[START]
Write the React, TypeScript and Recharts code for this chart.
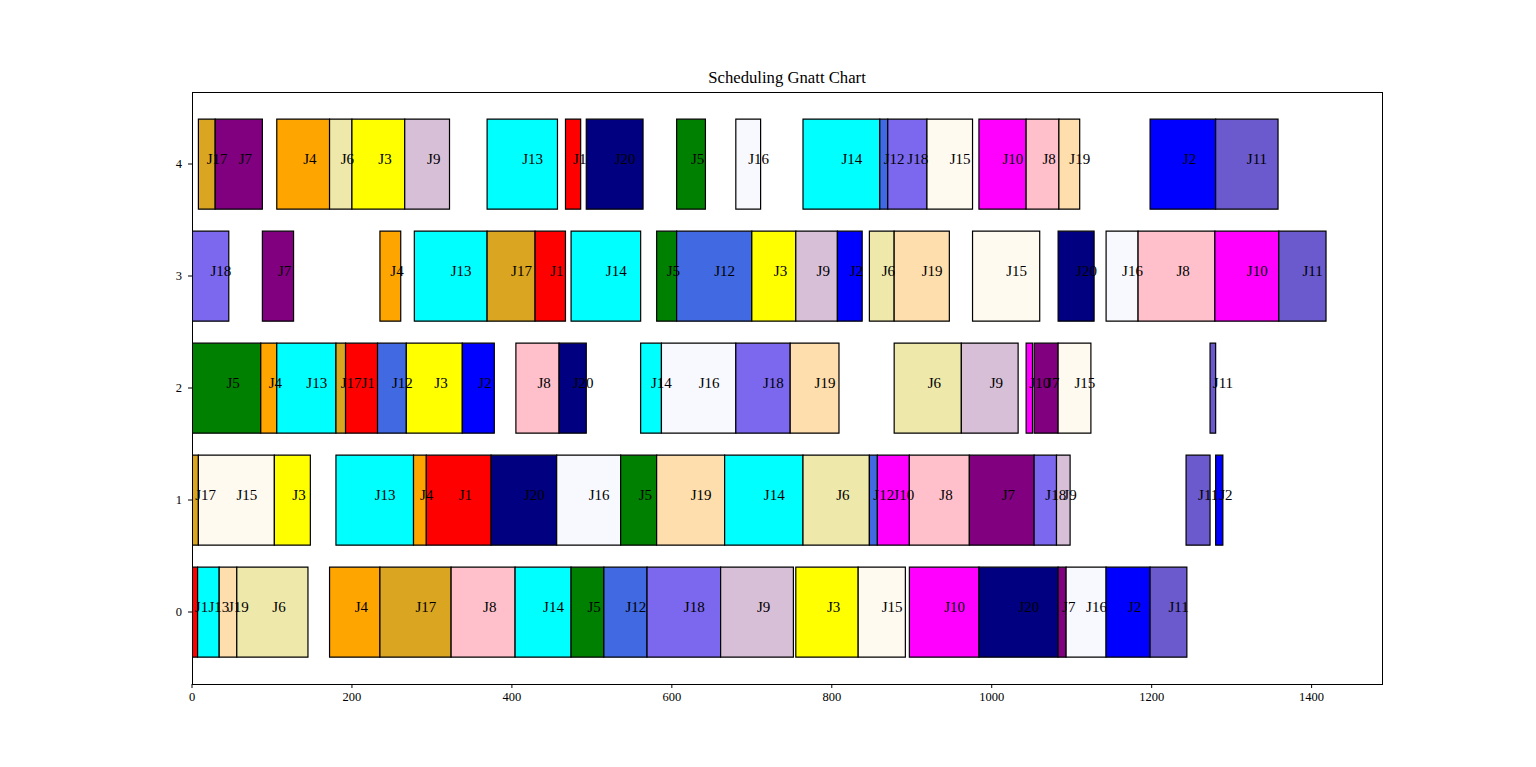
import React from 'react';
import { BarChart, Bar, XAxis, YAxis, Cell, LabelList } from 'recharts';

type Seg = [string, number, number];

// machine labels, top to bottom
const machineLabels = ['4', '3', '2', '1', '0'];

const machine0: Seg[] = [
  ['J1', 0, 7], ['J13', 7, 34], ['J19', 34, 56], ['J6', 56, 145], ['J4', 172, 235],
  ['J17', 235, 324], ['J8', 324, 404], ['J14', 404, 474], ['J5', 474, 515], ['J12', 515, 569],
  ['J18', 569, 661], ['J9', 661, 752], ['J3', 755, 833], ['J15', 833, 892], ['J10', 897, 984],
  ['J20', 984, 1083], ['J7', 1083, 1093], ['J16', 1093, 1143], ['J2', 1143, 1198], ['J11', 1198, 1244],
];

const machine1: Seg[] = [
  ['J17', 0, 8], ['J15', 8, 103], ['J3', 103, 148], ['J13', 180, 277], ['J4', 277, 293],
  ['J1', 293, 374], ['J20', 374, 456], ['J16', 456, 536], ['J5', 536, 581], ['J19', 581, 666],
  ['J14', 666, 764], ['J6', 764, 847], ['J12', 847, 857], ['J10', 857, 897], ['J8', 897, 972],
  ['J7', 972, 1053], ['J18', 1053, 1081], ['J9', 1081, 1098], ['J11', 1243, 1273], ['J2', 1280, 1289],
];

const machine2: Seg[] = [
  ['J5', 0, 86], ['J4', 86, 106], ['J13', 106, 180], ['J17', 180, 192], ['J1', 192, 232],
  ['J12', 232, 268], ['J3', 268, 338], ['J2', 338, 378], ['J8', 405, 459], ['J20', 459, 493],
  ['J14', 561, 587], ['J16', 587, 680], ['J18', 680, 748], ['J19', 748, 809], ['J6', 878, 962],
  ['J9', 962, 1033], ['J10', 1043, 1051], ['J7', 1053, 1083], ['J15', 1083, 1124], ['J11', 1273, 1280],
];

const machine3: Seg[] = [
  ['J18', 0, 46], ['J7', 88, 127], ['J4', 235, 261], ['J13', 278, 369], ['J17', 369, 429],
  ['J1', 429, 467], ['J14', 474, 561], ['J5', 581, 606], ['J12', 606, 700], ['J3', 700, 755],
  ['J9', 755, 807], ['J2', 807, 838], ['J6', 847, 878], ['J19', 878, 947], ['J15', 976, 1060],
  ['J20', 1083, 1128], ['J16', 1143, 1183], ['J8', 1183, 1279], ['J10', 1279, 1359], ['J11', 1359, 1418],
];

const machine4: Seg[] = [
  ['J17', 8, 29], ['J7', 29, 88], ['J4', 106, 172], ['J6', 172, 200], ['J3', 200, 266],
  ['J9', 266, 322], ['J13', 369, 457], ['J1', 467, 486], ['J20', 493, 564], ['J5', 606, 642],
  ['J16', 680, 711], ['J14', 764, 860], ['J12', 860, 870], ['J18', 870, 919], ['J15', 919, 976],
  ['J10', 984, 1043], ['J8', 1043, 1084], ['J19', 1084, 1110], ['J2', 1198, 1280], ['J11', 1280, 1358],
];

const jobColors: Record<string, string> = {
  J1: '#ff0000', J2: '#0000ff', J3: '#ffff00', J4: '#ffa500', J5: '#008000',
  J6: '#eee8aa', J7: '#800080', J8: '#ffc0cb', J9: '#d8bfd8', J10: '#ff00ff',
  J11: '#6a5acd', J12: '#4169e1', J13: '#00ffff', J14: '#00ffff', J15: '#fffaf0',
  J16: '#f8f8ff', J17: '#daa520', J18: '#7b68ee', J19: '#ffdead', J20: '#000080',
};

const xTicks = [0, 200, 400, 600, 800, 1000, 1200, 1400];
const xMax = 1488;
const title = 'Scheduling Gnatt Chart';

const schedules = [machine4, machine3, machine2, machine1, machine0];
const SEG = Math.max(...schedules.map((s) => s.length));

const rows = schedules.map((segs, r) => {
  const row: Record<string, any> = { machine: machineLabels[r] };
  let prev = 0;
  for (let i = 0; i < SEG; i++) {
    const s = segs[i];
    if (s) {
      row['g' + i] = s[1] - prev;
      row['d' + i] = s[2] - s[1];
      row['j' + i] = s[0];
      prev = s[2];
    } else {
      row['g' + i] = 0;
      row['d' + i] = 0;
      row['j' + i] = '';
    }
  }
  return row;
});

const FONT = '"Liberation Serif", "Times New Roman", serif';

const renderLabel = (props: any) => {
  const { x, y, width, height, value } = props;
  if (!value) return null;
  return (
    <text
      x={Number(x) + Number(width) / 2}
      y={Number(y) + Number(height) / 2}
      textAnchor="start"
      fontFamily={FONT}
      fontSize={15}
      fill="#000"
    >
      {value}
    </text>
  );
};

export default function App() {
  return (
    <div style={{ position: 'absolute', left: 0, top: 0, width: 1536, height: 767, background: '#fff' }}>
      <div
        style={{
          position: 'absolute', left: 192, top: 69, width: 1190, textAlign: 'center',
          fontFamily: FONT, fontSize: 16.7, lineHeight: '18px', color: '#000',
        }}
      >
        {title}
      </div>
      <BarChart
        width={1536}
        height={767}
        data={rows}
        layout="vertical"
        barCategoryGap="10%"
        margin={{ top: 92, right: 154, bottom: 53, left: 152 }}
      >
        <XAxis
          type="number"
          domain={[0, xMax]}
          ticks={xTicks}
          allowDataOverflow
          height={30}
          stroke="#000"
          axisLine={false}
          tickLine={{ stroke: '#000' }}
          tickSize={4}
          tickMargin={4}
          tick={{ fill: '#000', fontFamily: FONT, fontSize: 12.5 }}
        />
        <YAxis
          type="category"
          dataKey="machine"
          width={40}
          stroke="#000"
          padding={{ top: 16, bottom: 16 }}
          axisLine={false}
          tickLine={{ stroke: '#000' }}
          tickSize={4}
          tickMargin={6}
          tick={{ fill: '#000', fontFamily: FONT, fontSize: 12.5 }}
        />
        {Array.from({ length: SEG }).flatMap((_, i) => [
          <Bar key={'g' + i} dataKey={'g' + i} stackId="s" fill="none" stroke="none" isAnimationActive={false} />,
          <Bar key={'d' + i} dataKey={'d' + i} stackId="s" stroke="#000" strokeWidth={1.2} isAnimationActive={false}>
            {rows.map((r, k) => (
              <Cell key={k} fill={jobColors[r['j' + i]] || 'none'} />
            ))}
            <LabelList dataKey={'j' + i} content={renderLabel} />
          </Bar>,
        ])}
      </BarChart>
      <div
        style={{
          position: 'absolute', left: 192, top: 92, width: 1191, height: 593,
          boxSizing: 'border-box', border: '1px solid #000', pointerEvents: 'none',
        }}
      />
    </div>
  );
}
[END]
» TASK BRIEF
Leave the images out, please, and restate each line word for word.

» OUTPUT FOR THIS TASK
Write the React, TypeScript and Recharts code for this chart.
import React from 'react';
import { BarChart, Bar, XAxis, YAxis, Cell, LabelList } from 'recharts';

type Seg = [string, number, number];

// machine labels, top to bottom
const machineLabels = ['4', '3', '2', '1', '0'];

const machine0: Seg[] = [
  ['J1', 0, 7], ['J13', 7, 34], ['J19', 34, 56], ['J6', 56, 145], ['J4', 172, 235],
  ['J17', 235, 324], ['J8', 324, 404], ['J14', 404, 474], ['J5', 474, 515], ['J12', 515, 569],
  ['J18', 569, 661], ['J9', 661, 752], ['J3', 755, 833], ['J15', 833, 892], ['J10', 897, 984],
  ['J20', 984, 1083], ['J7', 1083, 1093], ['J16', 1093, 1143], ['J2', 1143, 1198], ['J11', 1198, 1244],
];

const machine1: Seg[] = [
  ['J17', 0, 8], ['J15', 8, 103], ['J3', 103, 148], ['J13', 180, 277], ['J4', 277, 293],
  ['J1', 293, 374], ['J20', 374, 456], ['J16', 456, 536], ['J5', 536, 581], ['J19', 581, 666],
  ['J14', 666, 764], ['J6', 764, 847], ['J12', 847, 857], ['J10', 857, 897], ['J8', 897, 972],
  ['J7', 972, 1053], ['J18', 1053, 1081], ['J9', 1081, 1098], ['J11', 1243, 1273], ['J2', 1280, 1289],
];

const machine2: Seg[] = [
  ['J5', 0, 86], ['J4', 86, 106], ['J13', 106, 180], ['J17', 180, 192], ['J1', 192, 232],
  ['J12', 232, 268], ['J3', 268, 338], ['J2', 338, 378], ['J8', 405, 459], ['J20', 459, 493],
  ['J14', 561, 587], ['J16', 587, 680], ['J18', 680, 748], ['J19', 748, 809], ['J6', 878, 962],
  ['J9', 962, 1033], ['J10', 1043, 1051], ['J7', 1053, 1083], ['J15', 1083, 1124], ['J11', 1273, 1280],
];

const machine3: Seg[] = [
  ['J18', 0, 46], ['J7', 88, 127], ['J4', 235, 261], ['J13', 278, 369], ['J17', 369, 429],
  ['J1', 429, 467], ['J14', 474, 561], ['J5', 581, 606], ['J12', 606, 700], ['J3', 700, 755],
  ['J9', 755, 807], ['J2', 807, 838], ['J6', 847, 878], ['J19', 878, 947], ['J15', 976, 1060],
  ['J20', 1083, 1128], ['J16', 1143, 1183], ['J8', 1183, 1279], ['J10', 1279, 1359], ['J11', 1359, 1418],
];

const machine4: Seg[] = [
  ['J17', 8, 29], ['J7', 29, 88], ['J4', 106, 172], ['J6', 172, 200], ['J3', 200, 266],
  ['J9', 266, 322], ['J13', 369, 457], ['J1', 467, 486], ['J20', 493, 564], ['J5', 606, 642],
  ['J16', 680, 711], ['J14', 764, 860], ['J12', 860, 870], ['J18', 870, 919], ['J15', 919, 976],
  ['J10', 984, 1043], ['J8', 1043, 1084], ['J19', 1084, 1110], ['J2', 1198, 1280], ['J11', 1280, 1358],
];

const jobColors: Record<string, string> = {
  J1: '#ff0000', J2: '#0000ff', J3: '#ffff00', J4: '#ffa500', J5: '#008000',
  J6: '#eee8aa', J7: '#800080', J8: '#ffc0cb', J9: '#d8bfd8', J10: '#ff00ff',
  J11: '#6a5acd', J12: '#4169e1', J13: '#00ffff', J14: '#00ffff', J15: '#fffaf0',
  J16: '#f8f8ff', J17: '#daa520', J18: '#7b68ee', J19: '#ffdead', J20: '#000080',
};

const xTicks = [0, 200, 400, 600, 800, 1000, 1200, 1400];
const xMax = 1488;
const title = 'Scheduling Gnatt Chart';

const schedules = [machine4, machine3, machine2, machine1, machine0];
const SEG = Math.max(...schedules.map((s) => s.length));

const rows = schedules.map((segs, r) => {
  const row: Record<string, any> = { machine: machineLabels[r] };
  let prev = 0;
  for (let i = 0; i < SEG; i++) {
    const s = segs[i];
    if (s) {
      row['g' + i] = s[1] - prev;
      row['d' + i] = s[2] - s[1];
      row['j' + i] = s[0];
      prev = s[2];
    } else {
      row['g' + i] = 0;
      row['d' + i] = 0;
      row['j' + i] = '';
    }
  }
  return row;
});

const FONT = '"Liberation Serif", "Times New Roman", serif';

const renderLabel = (props: any) => {
  const { x, y, width, height, value } = props;
  if (!value) return null;
  return (
    <text
      x={Number(x) + Number(width) / 2}
      y={Number(y) + Number(height) / 2}
      textAnchor="start"
      fontFamily={FONT}
      fontSize={15}
      fill="#000"
    >
      {value}
    </text>
  );
};

export default function App() {
  return (
    <div style={{ position: 'absolute', left: 0, top: 0, width: 1536, height: 767, background: '#fff' }}>
      <div
        style={{
          position: 'absolute', left: 192, top: 69, width: 1190, textAlign: 'center',
          fontFamily: FONT, fontSize: 16.7, lineHeight: '18px', color: '#000',
        }}
      >
        {title}
      </div>
      <BarChart
        width={1536}
        height={767}
        data={rows}
        layout="vertical"
        barCategoryGap="10%"
        margin={{ top: 92, right: 154, bottom: 53, left: 152 }}
      >
        <XAxis
          type="number"
          domain={[0, xMax]}
          ticks={xTicks}
          allowDataOverflow
          height={30}
          stroke="#000"
          axisLine={false}
          tickLine={{ stroke: '#000' }}
          tickSize={4}
          tickMargin={4}
          tick={{ fill: '#000', fontFamily: FONT, fontSize: 12.5 }}
        />
        <YAxis
          type="category"
          dataKey="machine"
          width={40}
          stroke="#000"
          padding={{ top: 16, bottom: 16 }}
          axisLine={false}
          tickLine={{ stroke: '#000' }}
          tickSize={4}
          tickMargin={6}
          tick={{ fill: '#000', fontFamily: FONT, fontSize: 12.5 }}
        />
        {Array.from({ length: SEG }).flatMap((_, i) => [
          <Bar key={'g' + i} dataKey={'g' + i} stackId="s" fill="none" stroke="none" isAnimationActive={false} />,
          <Bar key={'d' + i} dataKey={'d' + i} stackId="s" stroke="#000" strokeWidth={1.2} isAnimationActive={false}>
            {rows.map((r, k) => (
              <Cell key={k} fill={jobColors[r['j' + i]] || 'none'} />
            ))}
            <LabelList dataKey={'j' + i} content={renderLabel} />
          </Bar>,
        ])}
      </BarChart>
      <div
        style={{
          position: 'absolute', left: 192, top: 92, width: 1191, height: 593,
          boxSizing: 'border-box', border: '1px solid #000', pointerEvents: 'none',
        }}
      />
    </div>
  );
}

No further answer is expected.